This year, some of Australia’s biggest and best known companies – Telstra, National Australia Bank (NAB), Officeworks and Woolworths – have decided to cut jobs locally, while creating more overseas. Those will mainly be in India, the Philippines and Vietnam.
Sending jobs offshore – also known as “offshoring” – is not new. For decades, companies have shifted call centres, routine processing and back office work offshore.
Now, firms are also increasingly moving other higher value roles overseas. These include technology development, artificial intelligence (AI), analytics, cybersecurity, finance, digital operations and even human relations.
These are not peripheral activities. They are the capabilities that help organisations innovate, solve problems and compete. Australian companies are not simply moving work offshore. They are globalising key parts of their corporate brain.
What’s been announced?
A series of announcements this year suggest this offshoring shift is accelerating among leading Australian companies.
- Telstra (February 2026): up to 650 Australian jobs could go, with some roles shifting to a “specialist hub” in India.
- NAB (March and May 2026): preparing to reduce staff by 170 in Australia while adding 237 roles in India and Vietnam, with potential expansion of more than 1,000 employees.
- Officeworks (May 2026): hundreds of technology, support, and back-office roles lost in Sydney and Melbourne, expected to go to India and the Philippines or be replaced by AI.
- Woolworths (June 2026): confirmed plans to send some of its 10,000 corporate staff offshore, with hundreds expected to go from IT, finance, and HR.
Why companies say they need to act
Companies argue these changes are not just about cost-cutting, but also about improving efficiency, accessing people with specialised skills, and staying globally competitive. For instance, Woolworths said the changes were needed to “remain competitive with the rapid expansion of international players in Australia’s market.”
Their logic is understandable. Technology workers are expensive and often difficult to recruit locally. Countries like India, Vietnam, and the Philippines now possess large pools of highly skilled engineers, data scientists, and digital professionals.
The concern is not simply that jobs are moving overseas. It is what Australia might miss out on if this trend continues.
What’s Australia really losing?
The roles increasingly being sent offshore – such as AI, analytics, cybersecurity, and digital operations – are where firms develop products, analyse customers, improve processes, and build future capabilities.
If more of this work moves offshore, Australia risks retaining the brands and customers, but gradually losing expertise needed to underpin long-term competitiveness.
There is also a talent pipeline issue. Many of these positions are entry points for graduates and early-career professionals – where people acquire skills and prepare for more senior leadership roles.

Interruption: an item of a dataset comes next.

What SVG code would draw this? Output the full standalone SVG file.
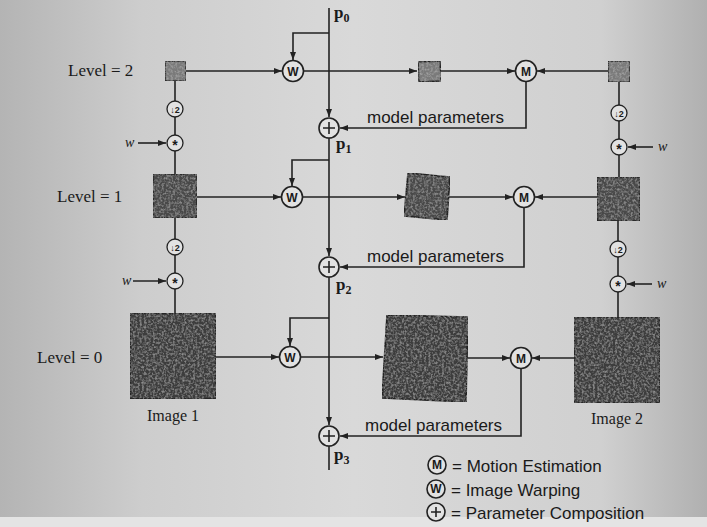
<svg xmlns="http://www.w3.org/2000/svg" width="707" height="527" viewBox="0 0 707 527">
<defs>
<linearGradient id="bg" x1="0" y1="0" x2="1" y2="0">
<stop offset="0" stop-color="#b4b4b4"/>
<stop offset="0.2" stop-color="#cdcdcd"/>
<stop offset="0.5" stop-color="#d9d9d9"/>
<stop offset="0.85" stop-color="#d0d0d0"/>
<stop offset="1" stop-color="#b0b0b0"/>
</linearGradient>
<filter id="noise" x="0" y="0" width="1" height="1">
<feTurbulence type="fractalNoise" baseFrequency="0.45" numOctaves="2" seed="3" result="t"/>
<feColorMatrix in="t" type="matrix" values="0 0 0 0 0.62  0 0 0 0 0.62  0 0 0 0 0.62  0.9 0 0 0 -0.38" result="n"/>
<feComposite in="n" in2="SourceGraphic" operator="in" result="m"/>
<feMerge><feMergeNode in="SourceGraphic"/><feMergeNode in="m"/></feMerge>
</filter>
<marker id="ar" viewBox="0 0 8 6" refX="8" refY="3" markerWidth="8" markerHeight="6" markerUnits="userSpaceOnUse" orient="auto">
<path d="M0,0 L8,3 L0,6 z" fill="#222"/>
</marker>
<style>
.ln{fill:none;stroke:#222;stroke-width:1.6}
.ci{fill:#e2e2e2;stroke:#222;stroke-width:1.6}
.sm{fill:#e2e2e2;stroke:#222;stroke-width:1.3}
.img{fill:#3e3e3e;stroke:#222;stroke-width:1.6;filter:url(#noise)}
.simg{fill:#7a7a7a;stroke:#222;stroke-width:1.4;filter:url(#noise)}
.ser{font-family:"Liberation Serif","Times New Roman",serif;fill:#1a1a1a}
.san{font-family:"Liberation Sans",Arial,sans-serif;fill:#1a1a1a}
.lv{font-size:17px}
.mp{font-size:17px}
.cl{font-family:"Liberation Sans",Arial,sans-serif;font-size:12px;font-weight:bold;fill:#1a1a1a;text-anchor:middle}
.dn{font-family:"Liberation Sans",Arial,sans-serif;font-size:9px;font-weight:bold;fill:#1a1a1a;text-anchor:middle}
.st{font-family:"Liberation Sans",Arial,sans-serif;font-size:14px;font-weight:bold;fill:#1a1a1a;text-anchor:middle}
.pl{font-family:"Liberation Serif","Times New Roman",serif;font-size:17px;font-weight:bold;fill:#1a1a1a}
.w{font-family:"Liberation Serif","Times New Roman",serif;font-size:14px;font-style:italic;fill:#1a1a1a}
</style>
</defs>
<rect width="707" height="527" fill="url(#bg)"/>
<rect y="517" width="707" height="10" fill="#e4e4e4"/>

<g id="connectors">
<path class="ln" d="M329,8 V117" marker-end="url(#ar)"/>
<path class="ln" d="M329,138 V256" marker-end="url(#ar)"/>
<path class="ln" d="M329,277 V425" marker-end="url(#ar)"/>
<path class="ln" d="M329,446 V470"/>
<path class="ln" d="M329,33 H293 V60" marker-end="url(#ar)"/>
<path class="ln" d="M329,160 H292 V186" marker-end="url(#ar)"/>
<path class="ln" d="M329,318 H290 V346" marker-end="url(#ar)"/>
<path class="ln" d="M186,71 H282" marker-end="url(#ar)"/>
<path class="ln" d="M304,71 H417" marker-end="url(#ar)"/>
<path class="ln" d="M441,71 H515" marker-end="url(#ar)"/>
<path class="ln" d="M608,71 H537" marker-end="url(#ar)"/>
<path class="ln" d="M197,197 H281" marker-end="url(#ar)"/>
<path class="ln" d="M303,197 H405" marker-end="url(#ar)"/>
<path class="ln" d="M449,197 H513" marker-end="url(#ar)"/>
<path class="ln" d="M597,197 H535" marker-end="url(#ar)"/>
<path class="ln" d="M216,357 H279" marker-end="url(#ar)"/>
<path class="ln" d="M301,357 H383" marker-end="url(#ar)"/>
<path class="ln" d="M467,358 H510" marker-end="url(#ar)"/>
<path class="ln" d="M574,358 H532" marker-end="url(#ar)"/>
<path class="ln" d="M526,82 V128 H340" marker-end="url(#ar)"/>
<path class="ln" d="M524,208 V267 H340" marker-end="url(#ar)"/>
<path class="ln" d="M521,369 V436 H340" marker-end="url(#ar)"/>
<path class="ln" d="M175,313 V289 M175,273 V255 M175,239 V218 M175,174 V151 M175,135 V117 M175,101 V81"/>
<path class="ln" d="M133,281 H166" marker-end="url(#ar)"/>
<path class="ln" d="M138,143 H166" marker-end="url(#ar)"/>
<path class="ln" d="M618,317 V292 M618,276 V257 M618,241 V221 M619,177 V155 M619,139 V121 M619,105 V82"/>
<path class="ln" d="M652,284 H627" marker-end="url(#ar)"/>
<path class="ln" d="M653,147 H628" marker-end="url(#ar)"/>
</g>

<g id="labels">
<text class="ser lv" x="68" y="76">Level = 2</text>
<text class="ser lv" x="57" y="202">Level = 1</text>
<text class="ser lv" x="37" y="363">Level = 0</text>
<text class="pl" x="334" y="18">p<tspan font-size="12" dy="4">0</tspan></text>
<text class="pl" x="336" y="149">p<tspan font-size="12" dy="4">1</tspan></text>
<text class="pl" x="336" y="290">p<tspan font-size="12" dy="4">2</tspan></text>
<text class="pl" x="334" y="460">p<tspan font-size="12" dy="4">3</tspan></text>
<text class="san mp" x="367" y="123">model parameters</text>
<text class="san mp" x="367" y="262">model parameters</text>
<text class="san mp" x="365" y="431">model parameters</text>
<text class="w" x="125" y="147">w</text>
<text class="w" x="122" y="285">w</text>
<text class="w" x="658" y="151">w</text>
<text class="w" x="657" y="288">w</text>
</g>

<g id="image1-level2"><rect class="simg" x="165" y="61" width="21" height="20"/></g>
<g id="image1-level1"><rect class="img" x="153" y="174" width="44" height="44" style="fill:#4a4a4a"/></g>
<g id="image1-level0"><rect class="img" x="130" y="313" width="86" height="86"/>
<text class="ser" x="173" y="421" font-size="16" text-anchor="middle">Image 1</text></g>

<g id="image2-level2"><rect class="simg" x="608" y="61" width="22" height="21"/></g>
<g id="image2-level1"><rect class="img" x="597" y="177" width="43" height="44" style="fill:#4a4a4a"/></g>
<g id="image2-level0"><rect class="img" x="574" y="317" width="86" height="86"/>
<text class="ser" x="617" y="424" font-size="16" text-anchor="middle">Image 2</text></g>

<g id="warped-level2"><polygon class="simg" points="418,62 440,61 441,81 419,82"/></g>
<g id="warped-level1"><polygon class="img" points="408,173 450,177 447,220 404,216" style="fill:#4a4a4a"/></g>
<g id="warped-level0"><polygon class="img" points="387,315 468,317 466,402 382,398"/></g>

<g id="W2"><circle class="ci" cx="293" cy="71" r="10.5"/><text class="cl" x="293" y="75.5">W</text></g>
<g id="W1"><circle class="ci" cx="292" cy="197" r="10.5"/><text class="cl" x="292" y="201.5">W</text></g>
<g id="W0"><circle class="ci" cx="290" cy="357" r="10.5"/><text class="cl" x="290" y="361.5">W</text></g>
<g id="M2"><circle class="ci" cx="526" cy="71" r="10.5"/><text class="cl" x="526" y="75.5">M</text></g>
<g id="M1"><circle class="ci" cx="524" cy="197" r="10.5"/><text class="cl" x="524" y="201.5">M</text></g>
<g id="M0"><circle class="ci" cx="521" cy="358" r="10.5"/><text class="cl" x="521" y="362.5">M</text></g>

<g id="P1"><circle class="ci" cx="329" cy="128" r="10"/><path class="ln" d="M323,128 H335 M329,122 V134" stroke-width="1.3"/></g>
<g id="P2"><circle class="ci" cx="329" cy="267" r="10"/><path class="ln" d="M323,267 H335 M329,261 V273" stroke-width="1.3"/></g>
<g id="P3"><circle class="ci" cx="329" cy="436" r="10"/><path class="ln" d="M323,436 H335 M329,430 V442" stroke-width="1.3"/></g>

<g id="down-L2"><circle class="sm" cx="175" cy="109" r="8"/><text class="dn" x="175" y="112.5">↓2</text></g>
<g id="conv-L2"><circle class="sm" cx="175" cy="143" r="8"/><text class="st" x="175" y="150">*</text></g>
<g id="down-L1"><circle class="sm" cx="175" cy="247" r="8"/><text class="dn" x="175" y="250.5">↓2</text></g>
<g id="conv-L1"><circle class="sm" cx="175" cy="281" r="8"/><text class="st" x="175" y="288">*</text></g>
<g id="down-R2"><circle class="sm" cx="619" cy="113" r="8"/><text class="dn" x="619" y="116.5">↓2</text></g>
<g id="conv-R2"><circle class="sm" cx="619" cy="147" r="8"/><text class="st" x="619" y="154">*</text></g>
<g id="down-R1"><circle class="sm" cx="618" cy="249" r="8"/><text class="dn" x="618" y="252.5">↓2</text></g>
<g id="conv-R1"><circle class="sm" cx="618" cy="284" r="8"/><text class="st" x="618" y="291">*</text></g>

<g id="legend">
<circle class="ci" cx="437" cy="465" r="9"/><text class="cl" x="437" y="469" font-size="11">M</text>
<text class="san mp" x="452" y="472">= Motion Estimation</text>
<circle class="ci" cx="436" cy="489" r="9"/><text class="cl" x="436" y="493" font-size="11">W</text>
<text class="san mp" x="451" y="496">= Image Warping</text>
<circle class="ci" cx="436" cy="512" r="9"/><path class="ln" d="M431,512 H441 M436,507 V517" stroke-width="1.3"/>
<text class="san mp" x="451" y="519">= Parameter Composition</text>
</g>
</svg>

The effects may not be immediately visible. But if this trend continues, Australia risks becoming more dependent on imported expertise while producing fewer opportunities for career development here.
What can we do?
Finding and hiring the best global talent has become a normal feature of modern business. The challenge is ensuring that offshoring complements, rather than replaces, Australia’s ability to develop its own workforce.
That will require a better coordinated response from government, universities, TAFEs, and employers.
Australia needs stronger investment in AI, cybersecurity, and digital skills, alongside better graduate pathways and reskilling opportunities.
Universities and TAFEs need to do more to prepare students for an AI-driven labour market, focusing not only on technical expertise but also on adaptive skills like critical thinking, problem-solving, digital and AI literacy, and encouraging lifelong learning.
Corporate leaders also have a role to play. Companies based in Australia benefit from Australian consumers and operating in a stable, open economy.
Not every role can be expected to stay in Australia. But our major companies should be as transparent as possible about which capabilities are being moved offshore – and how they are still going to invest in local talent development.
Consumers, shareholders, and superannuation funds can also ask companies harder questions. For instance, if high-value work is being sent offshore, what’s being done to ensure the next generation of Australian talent still has a pathway into these careers?
Access to global talent can strengthen Australian firms. But we also need to see greater investment in the next generation of Australian workers, who will shape our economic future.